Sunday, May 31, 2009

RADIUS authentication of Wireless clients

This week, I have Shane Harris from HP's Network Solutions Group visiting the College to set up RADIUS authentication for a new WLAN. This will allow students to bring their own computers to the College and connect to the Internet.

I think we need to consider the following:

1) New SSID for privately owned student laptops
2) Configure RAIDUS authentication on new SSID
3) New DHCP scope for the new subnet
4) Access Control List to define what they can/can't connect to
5) New user group in Open Directory for users of these laptops

Once installed, we may consider extending this to other WLANs, or possibly to VPN access, or even wired LAN access.

On Monday I'll be a little behind the 8-ball. I only found out after leaving work on Friday that HP were coming this week....haven't got Linux and FreeRADIUS installed on the server yet...will have to get to that early Monday morning.

TISIT Meeting 27 May 2009

On Wednesday we had our annual gathering of TISIT (Tas Independent Schools IT) at Scotch Oakburn College. Our membership seems to be getting stronger each year, and this year (for the first time) we had sponsors giving presentations, providing lunch and supplying a "lucky door prize".

Sponsors this year were HP ProCurve Networking and ComputerCorp. These sponsors, along with our own members, gave several informative presentations during the day. Things of particular interest to me were:

1) Cloud filtering of email. A couple of schools conveyed their experience with "outsourcing" their email to staff and students. Given the mail issues we've been experiencing, may be worth looking at Google Mail for our situation.
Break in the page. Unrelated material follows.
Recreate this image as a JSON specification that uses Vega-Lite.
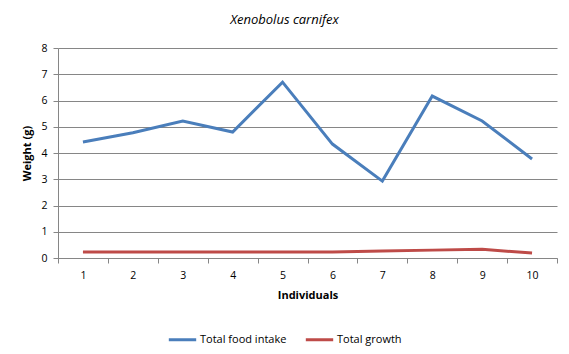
{
  "$schema": "https://vega.github.io/schema/vega-lite/v6.json",
  "autosize": "none",
  "width": 499,
  "height": 210,
  "padding": {"left": 58, "top": 48, "right": 12, "bottom": 96},
  "background": "white",
  "title": {"text": "Xenobolus carnifex", "font": "Open Sans", "fontSize": 13, "fontStyle": "italic", "fontWeight": "normal", "color": "#000000", "offset": 16, "anchor": "middle", "frame": "group", "dx": -23},
  "config": {
    "view": {"stroke": null},
    "axis": {"labelFont": "Open Sans", "labelFontSize": 10.5, "labelColor": "#000000", "titleFont": "Open Sans", "titleFontSize": 11, "titleFontWeight": "bold", "titleColor": "#000000", "domainColor": "#868686", "tickColor": "#868686", "gridColor": "#868686"},
    "legend": {"labelFont": "Open Sans", "labelFontSize": 11, "labelColor": "#000000"}
  },
  "data": {"values": [
    {"ind": 1, "series": "Total food intake", "w": 4.42},
    {"ind": 2, "series": "Total food intake", "w": 4.77},
    {"ind": 3, "series": "Total food intake", "w": 5.22},
    {"ind": 4, "series": "Total food intake", "w": 4.8},
    {"ind": 5, "series": "Total food intake", "w": 6.7},
    {"ind": 6, "series": "Total food intake", "w": 4.34},
    {"ind": 7, "series": "Total food intake", "w": 2.93},
    {"ind": 8, "series": "Total food intake", "w": 6.17},
    {"ind": 9, "series": "Total food intake", "w": 5.22},
    {"ind": 10, "series": "Total food intake", "w": 3.77},
    {"ind": 1, "series": "Total growth", "w": 0.23},
    {"ind": 2, "series": "Total growth", "w": 0.23},
    {"ind": 3, "series": "Total growth", "w": 0.23},
    {"ind": 4, "series": "Total growth", "w": 0.23},
    {"ind": 5, "series": "Total growth", "w": 0.23},
    {"ind": 6, "series": "Total growth", "w": 0.23},
    {"ind": 7, "series": "Total growth", "w": 0.27},
    {"ind": 8, "series": "Total growth", "w": 0.3},
    {"ind": 9, "series": "Total growth", "w": 0.33},
    {"ind": 10, "series": "Total growth", "w": 0.19}
  ]},
  "mark": {"type": "line", "strokeWidth": 3},
  "encoding": {
    "x": {"field": "ind", "type": "ordinal", "title": "Individuals", "scale": {"paddingInner": 0, "paddingOuter": 0}, "axis": {"labelAngle": 0, "tickBand": "extent", "tickSize": 5, "labelPadding": 7, "titlePadding": 9, "grid": false}},
    "y": {"field": "w", "type": "quantitative", "title": "Weight (g)", "scale": {"domain": [0, 8], "nice": false}, "axis": {"values": [0, 1, 2, 3, 4, 5, 6, 7, 8], "labelOverlap": false, "grid": true, "tickSize": 5, "labelPadding": 6, "titlePadding": 8, "domain": true}},
    "color": {"field": "series", "type": "nominal", "title": null, "scale": {"domain": ["Total food intake", "Total growth"], "range": ["#4a7ebb", "#be4b48"]}, "legend": {"orient": "none", "legendX": 109, "legendY": 276, "direction": "horizontal", "symbolType": "stroke", "symbolStrokeWidth": 3, "symbolSize": 750, "columnPadding": 12, "labelOffset": 2}}
  }
}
2) Universal Threat Management (UTM) solution. Given that we aren't particularly happy with our content filtering (proxy) solution, a Fortigate appliance could be the way to go. Will need to investigate further, particularly with Open Directory authentication. Could be a real bonus for users, as no proxy config will be required on client machines.

3) HP ProCurve product roadmap. On the downside, our current WESM wireless solution is unlikely to support 802.11n, and to move to this technology we'll need to "upgrade" to a Colubris wireless solution. However, I have it on reasonable authority that HP will allow us a "trade-in" of our existing solution once 802.11n is ratified. On the upside, it looks like HP ProCurve's ONE (Open Network Environment?) means that an Avaya VOIP solution (for instance) may just be a module that plugs into our core switch...will need further investigation, but I am quite excited by this news.

Spoke to some other members about formalising TISIT, and looks like we'll pursue this in the future, so that we become a recognised professional body.

Saturday, May 23, 2009

Email server re-installation

At the beginning of 2009, we migrated our Mac OS X Mail Server to new hardware and new OS (Leopard). Since then, there have been several issues with user email accounts, which we suspected were to do with a corrupt mail database. Therefore, we informed users that we were going to completely format the mail server and re-install.

The install went as well as can be expected. 3 hours after taking a "just in case" backup, we had mail services returning to normal. Now, to sit back and wait for the complaints from users that "my Webmail has been deleted". That'll serve them right for not paying attention to the 10+ warnings they've had over the past two weeks!

If we still have Mail problems, I'll be seriously thinking about ditching Mac OS X Server as a suitable platform for mail...who knows, we might even end up with Exchange one day!